(Information supplied):
· · · ·

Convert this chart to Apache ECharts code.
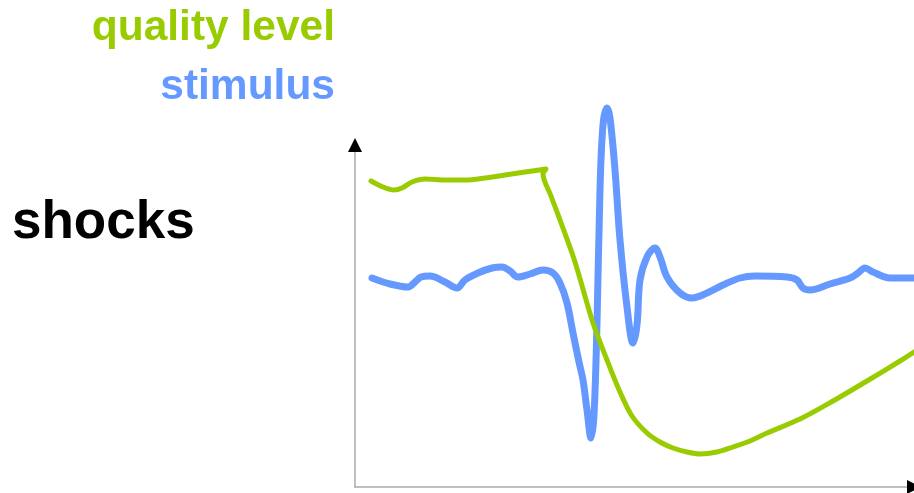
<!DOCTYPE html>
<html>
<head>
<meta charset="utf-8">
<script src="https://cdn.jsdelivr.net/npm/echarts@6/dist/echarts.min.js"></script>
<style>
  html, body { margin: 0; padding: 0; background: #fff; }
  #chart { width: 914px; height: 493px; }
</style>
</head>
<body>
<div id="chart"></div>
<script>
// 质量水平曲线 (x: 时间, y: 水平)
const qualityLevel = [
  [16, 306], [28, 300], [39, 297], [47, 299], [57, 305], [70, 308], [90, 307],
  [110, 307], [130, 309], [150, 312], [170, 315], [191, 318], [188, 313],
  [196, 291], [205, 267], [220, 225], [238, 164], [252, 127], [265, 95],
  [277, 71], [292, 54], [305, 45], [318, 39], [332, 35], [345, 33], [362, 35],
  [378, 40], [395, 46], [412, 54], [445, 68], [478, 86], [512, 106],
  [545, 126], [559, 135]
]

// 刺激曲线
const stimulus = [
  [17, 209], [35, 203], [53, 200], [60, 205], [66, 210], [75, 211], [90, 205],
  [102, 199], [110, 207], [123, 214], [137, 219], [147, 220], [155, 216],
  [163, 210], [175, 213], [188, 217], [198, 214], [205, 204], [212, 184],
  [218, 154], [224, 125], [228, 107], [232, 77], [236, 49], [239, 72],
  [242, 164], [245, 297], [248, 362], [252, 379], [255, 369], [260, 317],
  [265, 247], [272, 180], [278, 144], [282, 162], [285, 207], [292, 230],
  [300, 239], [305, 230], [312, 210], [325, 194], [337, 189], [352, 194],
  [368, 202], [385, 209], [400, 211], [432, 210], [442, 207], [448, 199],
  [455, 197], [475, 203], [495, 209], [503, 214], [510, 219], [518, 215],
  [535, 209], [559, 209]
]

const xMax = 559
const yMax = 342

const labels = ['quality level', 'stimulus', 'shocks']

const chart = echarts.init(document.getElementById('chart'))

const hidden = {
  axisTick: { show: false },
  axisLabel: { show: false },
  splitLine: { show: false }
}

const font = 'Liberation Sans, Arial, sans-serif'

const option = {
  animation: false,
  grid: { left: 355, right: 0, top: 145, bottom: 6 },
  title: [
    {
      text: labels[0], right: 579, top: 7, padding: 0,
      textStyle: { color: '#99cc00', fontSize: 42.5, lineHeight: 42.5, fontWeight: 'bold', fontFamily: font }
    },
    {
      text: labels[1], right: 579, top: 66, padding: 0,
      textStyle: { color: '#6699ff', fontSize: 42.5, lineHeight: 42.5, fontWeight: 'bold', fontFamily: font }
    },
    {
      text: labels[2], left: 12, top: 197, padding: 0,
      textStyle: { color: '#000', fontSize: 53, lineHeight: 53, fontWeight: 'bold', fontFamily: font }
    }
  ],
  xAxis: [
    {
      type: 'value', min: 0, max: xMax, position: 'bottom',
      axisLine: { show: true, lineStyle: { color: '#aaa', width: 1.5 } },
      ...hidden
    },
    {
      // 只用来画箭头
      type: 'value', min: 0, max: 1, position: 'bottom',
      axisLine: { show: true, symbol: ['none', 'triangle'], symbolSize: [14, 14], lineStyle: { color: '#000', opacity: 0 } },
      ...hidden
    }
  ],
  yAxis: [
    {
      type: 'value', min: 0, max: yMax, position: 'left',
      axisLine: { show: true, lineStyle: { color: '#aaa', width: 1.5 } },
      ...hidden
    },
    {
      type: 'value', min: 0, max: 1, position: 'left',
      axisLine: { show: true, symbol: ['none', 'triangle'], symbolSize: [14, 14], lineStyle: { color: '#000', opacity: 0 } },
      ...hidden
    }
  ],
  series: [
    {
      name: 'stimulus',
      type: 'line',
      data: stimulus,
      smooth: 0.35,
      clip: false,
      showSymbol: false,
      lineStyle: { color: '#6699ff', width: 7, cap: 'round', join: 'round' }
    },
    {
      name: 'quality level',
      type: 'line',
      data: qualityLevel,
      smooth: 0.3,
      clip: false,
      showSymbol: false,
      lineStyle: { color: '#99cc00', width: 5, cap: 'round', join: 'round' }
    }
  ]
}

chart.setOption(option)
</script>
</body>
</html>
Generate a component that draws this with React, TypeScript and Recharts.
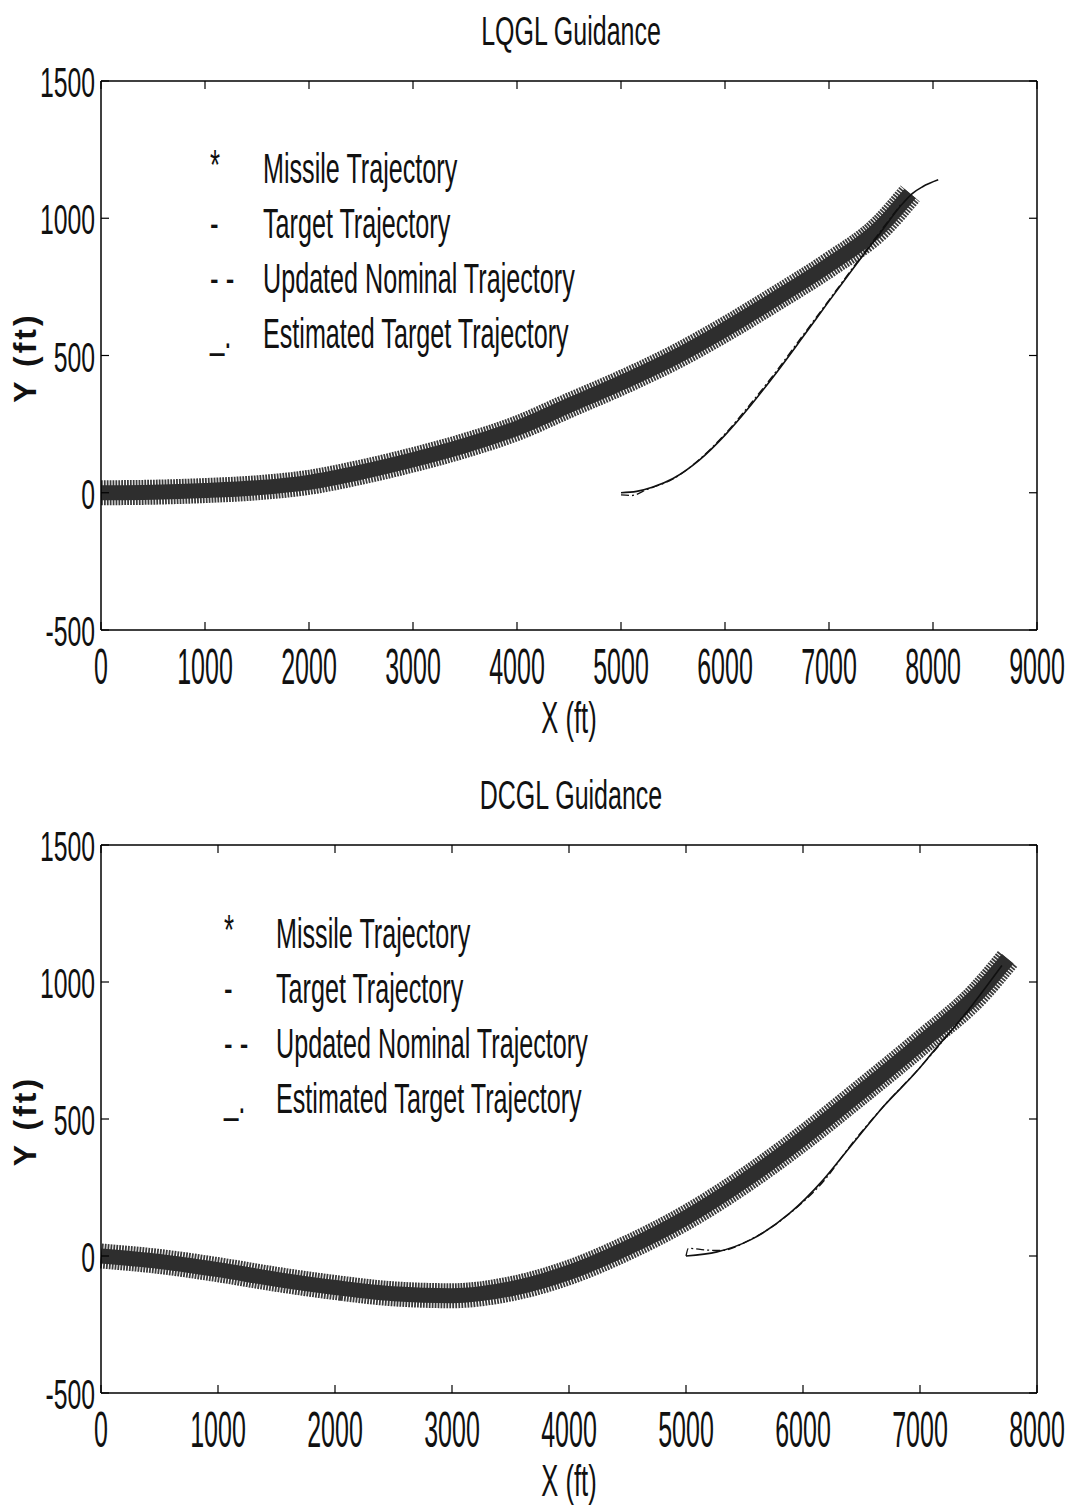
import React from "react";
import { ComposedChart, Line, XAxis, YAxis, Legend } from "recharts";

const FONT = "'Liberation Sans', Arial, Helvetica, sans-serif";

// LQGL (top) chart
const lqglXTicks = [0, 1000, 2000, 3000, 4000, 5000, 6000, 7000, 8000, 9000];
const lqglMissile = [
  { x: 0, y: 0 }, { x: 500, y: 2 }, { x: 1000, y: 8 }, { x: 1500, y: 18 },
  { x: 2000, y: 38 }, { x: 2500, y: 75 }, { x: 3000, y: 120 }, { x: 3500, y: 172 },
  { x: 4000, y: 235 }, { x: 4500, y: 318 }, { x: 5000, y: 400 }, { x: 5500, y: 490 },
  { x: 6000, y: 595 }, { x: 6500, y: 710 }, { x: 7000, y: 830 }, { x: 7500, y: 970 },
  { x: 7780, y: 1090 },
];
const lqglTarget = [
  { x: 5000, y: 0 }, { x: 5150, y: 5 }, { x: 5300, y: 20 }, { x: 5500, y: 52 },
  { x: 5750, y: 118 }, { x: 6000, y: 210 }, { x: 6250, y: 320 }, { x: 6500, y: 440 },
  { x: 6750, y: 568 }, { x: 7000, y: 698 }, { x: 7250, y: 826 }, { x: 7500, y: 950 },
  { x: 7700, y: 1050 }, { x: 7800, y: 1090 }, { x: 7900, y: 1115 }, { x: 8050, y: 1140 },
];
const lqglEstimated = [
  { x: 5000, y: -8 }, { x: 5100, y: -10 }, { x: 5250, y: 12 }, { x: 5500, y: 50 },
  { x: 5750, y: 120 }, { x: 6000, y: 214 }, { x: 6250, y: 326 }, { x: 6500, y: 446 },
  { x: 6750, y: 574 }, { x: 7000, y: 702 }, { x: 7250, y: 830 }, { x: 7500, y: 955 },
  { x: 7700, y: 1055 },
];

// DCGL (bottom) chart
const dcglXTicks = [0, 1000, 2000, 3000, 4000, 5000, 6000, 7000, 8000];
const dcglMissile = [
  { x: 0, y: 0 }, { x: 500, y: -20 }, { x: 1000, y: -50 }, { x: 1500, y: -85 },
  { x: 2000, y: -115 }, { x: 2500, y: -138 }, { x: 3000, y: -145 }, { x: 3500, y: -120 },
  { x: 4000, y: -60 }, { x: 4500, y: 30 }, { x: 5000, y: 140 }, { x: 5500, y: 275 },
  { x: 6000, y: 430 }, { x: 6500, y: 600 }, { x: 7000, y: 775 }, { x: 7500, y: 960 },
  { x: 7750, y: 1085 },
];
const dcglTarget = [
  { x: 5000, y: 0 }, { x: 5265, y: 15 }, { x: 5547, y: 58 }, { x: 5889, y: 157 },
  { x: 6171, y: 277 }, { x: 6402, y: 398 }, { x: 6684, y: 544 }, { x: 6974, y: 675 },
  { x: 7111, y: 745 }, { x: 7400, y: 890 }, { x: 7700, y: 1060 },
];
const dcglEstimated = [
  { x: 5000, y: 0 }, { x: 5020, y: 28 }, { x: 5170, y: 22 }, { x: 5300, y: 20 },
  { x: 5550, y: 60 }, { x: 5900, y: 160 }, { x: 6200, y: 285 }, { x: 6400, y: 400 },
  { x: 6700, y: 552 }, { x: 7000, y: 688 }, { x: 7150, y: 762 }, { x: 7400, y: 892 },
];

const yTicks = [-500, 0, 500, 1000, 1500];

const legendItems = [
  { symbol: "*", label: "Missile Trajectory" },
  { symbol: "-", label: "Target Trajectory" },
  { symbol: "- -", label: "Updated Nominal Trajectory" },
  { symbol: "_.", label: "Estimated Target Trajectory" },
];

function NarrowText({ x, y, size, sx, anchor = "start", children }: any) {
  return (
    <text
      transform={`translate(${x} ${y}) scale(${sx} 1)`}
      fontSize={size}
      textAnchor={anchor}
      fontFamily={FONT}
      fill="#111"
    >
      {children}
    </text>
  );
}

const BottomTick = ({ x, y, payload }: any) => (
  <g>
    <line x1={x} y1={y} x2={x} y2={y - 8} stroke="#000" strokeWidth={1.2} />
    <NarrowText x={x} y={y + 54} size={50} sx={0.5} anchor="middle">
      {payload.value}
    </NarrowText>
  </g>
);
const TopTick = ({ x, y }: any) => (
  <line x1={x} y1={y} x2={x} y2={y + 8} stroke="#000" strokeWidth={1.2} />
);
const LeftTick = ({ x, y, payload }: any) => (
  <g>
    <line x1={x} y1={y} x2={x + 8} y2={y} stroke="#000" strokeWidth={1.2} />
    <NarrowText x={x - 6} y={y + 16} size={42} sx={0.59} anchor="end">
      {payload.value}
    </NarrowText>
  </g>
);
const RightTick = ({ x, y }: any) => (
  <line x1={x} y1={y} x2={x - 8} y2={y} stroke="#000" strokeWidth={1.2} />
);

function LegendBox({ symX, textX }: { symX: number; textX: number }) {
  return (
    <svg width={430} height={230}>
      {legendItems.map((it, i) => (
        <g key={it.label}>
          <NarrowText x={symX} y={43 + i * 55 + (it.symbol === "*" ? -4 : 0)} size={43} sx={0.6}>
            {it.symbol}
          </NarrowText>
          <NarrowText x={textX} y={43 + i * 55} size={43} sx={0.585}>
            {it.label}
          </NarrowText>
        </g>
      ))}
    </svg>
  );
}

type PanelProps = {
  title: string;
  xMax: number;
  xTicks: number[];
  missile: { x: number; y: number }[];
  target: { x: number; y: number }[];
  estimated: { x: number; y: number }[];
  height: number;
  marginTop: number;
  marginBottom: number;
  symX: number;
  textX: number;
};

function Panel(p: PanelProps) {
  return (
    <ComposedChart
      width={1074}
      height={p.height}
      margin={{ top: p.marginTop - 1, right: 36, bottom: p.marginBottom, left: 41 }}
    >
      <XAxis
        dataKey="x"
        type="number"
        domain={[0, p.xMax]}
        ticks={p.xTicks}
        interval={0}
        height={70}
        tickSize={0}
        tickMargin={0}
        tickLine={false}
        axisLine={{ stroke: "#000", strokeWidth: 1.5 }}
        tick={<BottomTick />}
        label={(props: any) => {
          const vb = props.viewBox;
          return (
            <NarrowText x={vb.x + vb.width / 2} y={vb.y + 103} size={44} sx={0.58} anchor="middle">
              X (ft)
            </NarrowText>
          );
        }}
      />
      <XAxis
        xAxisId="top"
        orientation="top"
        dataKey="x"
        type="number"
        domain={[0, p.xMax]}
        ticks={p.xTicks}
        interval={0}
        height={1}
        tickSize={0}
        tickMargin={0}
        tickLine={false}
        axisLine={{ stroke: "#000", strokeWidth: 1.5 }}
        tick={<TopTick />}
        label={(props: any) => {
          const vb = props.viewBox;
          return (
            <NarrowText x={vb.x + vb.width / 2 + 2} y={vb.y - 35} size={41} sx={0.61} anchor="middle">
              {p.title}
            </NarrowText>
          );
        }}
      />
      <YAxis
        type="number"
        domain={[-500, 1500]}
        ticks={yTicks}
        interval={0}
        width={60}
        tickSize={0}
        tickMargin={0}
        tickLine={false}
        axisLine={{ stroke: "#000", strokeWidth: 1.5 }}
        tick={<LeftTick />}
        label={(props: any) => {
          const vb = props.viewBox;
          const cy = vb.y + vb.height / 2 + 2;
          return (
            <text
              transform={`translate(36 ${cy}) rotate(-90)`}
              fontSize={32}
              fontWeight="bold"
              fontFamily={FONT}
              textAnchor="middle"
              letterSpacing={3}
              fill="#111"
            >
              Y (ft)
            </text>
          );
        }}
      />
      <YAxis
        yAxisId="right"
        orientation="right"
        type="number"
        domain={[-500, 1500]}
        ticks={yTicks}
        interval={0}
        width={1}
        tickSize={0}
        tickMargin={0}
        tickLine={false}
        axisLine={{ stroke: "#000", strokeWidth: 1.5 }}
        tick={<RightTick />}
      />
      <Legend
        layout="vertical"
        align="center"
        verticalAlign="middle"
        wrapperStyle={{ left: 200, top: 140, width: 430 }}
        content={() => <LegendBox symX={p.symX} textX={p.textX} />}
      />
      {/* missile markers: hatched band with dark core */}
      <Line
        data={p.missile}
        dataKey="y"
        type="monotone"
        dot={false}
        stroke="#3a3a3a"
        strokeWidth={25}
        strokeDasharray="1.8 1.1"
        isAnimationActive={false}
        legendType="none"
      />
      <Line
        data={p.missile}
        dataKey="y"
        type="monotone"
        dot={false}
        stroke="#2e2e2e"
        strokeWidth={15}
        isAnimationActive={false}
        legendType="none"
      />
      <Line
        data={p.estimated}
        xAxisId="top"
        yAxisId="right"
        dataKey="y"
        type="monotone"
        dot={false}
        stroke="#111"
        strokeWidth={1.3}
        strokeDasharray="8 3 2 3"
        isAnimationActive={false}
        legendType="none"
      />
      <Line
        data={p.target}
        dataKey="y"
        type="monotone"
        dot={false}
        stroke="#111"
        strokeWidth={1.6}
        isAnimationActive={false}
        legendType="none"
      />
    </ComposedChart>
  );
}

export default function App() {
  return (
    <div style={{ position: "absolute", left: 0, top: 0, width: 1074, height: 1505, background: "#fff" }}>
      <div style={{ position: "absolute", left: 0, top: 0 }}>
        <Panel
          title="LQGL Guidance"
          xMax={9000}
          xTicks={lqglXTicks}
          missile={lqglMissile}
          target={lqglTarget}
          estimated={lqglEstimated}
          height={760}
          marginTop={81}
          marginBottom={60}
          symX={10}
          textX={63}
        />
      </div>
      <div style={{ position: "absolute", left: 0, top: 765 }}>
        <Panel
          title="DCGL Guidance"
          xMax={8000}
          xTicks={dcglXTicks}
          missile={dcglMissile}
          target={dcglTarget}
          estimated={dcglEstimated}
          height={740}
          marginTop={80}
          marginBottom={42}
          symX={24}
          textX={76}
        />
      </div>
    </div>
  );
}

· · · ·

Give again, word for word, every line from the top of the data through the line with "const font = 'Liberation", both ends included, and exclude the pictures.

(Written answer):
Convert this chart to Apache ECharts code.
<!DOCTYPE html>
<html>
<head>
<meta charset="utf-8">
<script src="https://cdn.jsdelivr.net/npm/echarts@6/dist/echarts.min.js"></script>
<style>
  html, body { margin: 0; padding: 0; background: #fff; }
  #chart { width: 914px; height: 493px; }
</style>
</head>
<body>
<div id="chart"></div>
<script>
// 质量水平曲线 (x: 时间, y: 水平)
const qualityLevel = [
  [16, 306], [28, 300], [39, 297], [47, 299], [57, 305], [70, 308], [90, 307],
  [110, 307], [130, 309], [150, 312], [170, 315], [191, 318], [188, 313],
  [196, 291], [205, 267], [220, 225], [238, 164], [252, 127], [265, 95],
  [277, 71], [292, 54], [305, 45], [318, 39], [332, 35], [345, 33], [362, 35],
  [378, 40], [395, 46], [412, 54], [445, 68], [478, 86], [512, 106],
  [545, 126], [559, 135]
]

// 刺激曲线
const stimulus = [
  [17, 209], [35, 203], [53, 200], [60, 205], [66, 210], [75, 211], [90, 205],
  [102, 199], [110, 207], [123, 214], [137, 219], [147, 220], [155, 216],
  [163, 210], [175, 213], [188, 217], [198, 214], [205, 204], [212, 184],
  [218, 154], [224, 125], [228, 107], [232, 77], [236, 49], [239, 72],
  [242, 164], [245, 297], [248, 362], [252, 379], [255, 369], [260, 317],
  [265, 247], [272, 180], [278, 144], [282, 162], [285, 207], [292, 230],
  [300, 239], [305, 230], [312, 210], [325, 194], [337, 189], [352, 194],
  [368, 202], [385, 209], [400, 211], [432, 210], [442, 207], [448, 199],
  [455, 197], [475, 203], [495, 209], [503, 214], [510, 219], [518, 215],
  [535, 209], [559, 209]
]

const xMax = 559
const yMax = 342

const labels = ['quality level', 'stimulus', 'shocks']

const chart = echarts.init(document.getElementById('chart'))

const hidden = {
  axisTick: { show: false },
  axisLabel: { show: false },
  splitLine: { show: false }
}

const font = 'Liberation Sans, Arial, sans-serif'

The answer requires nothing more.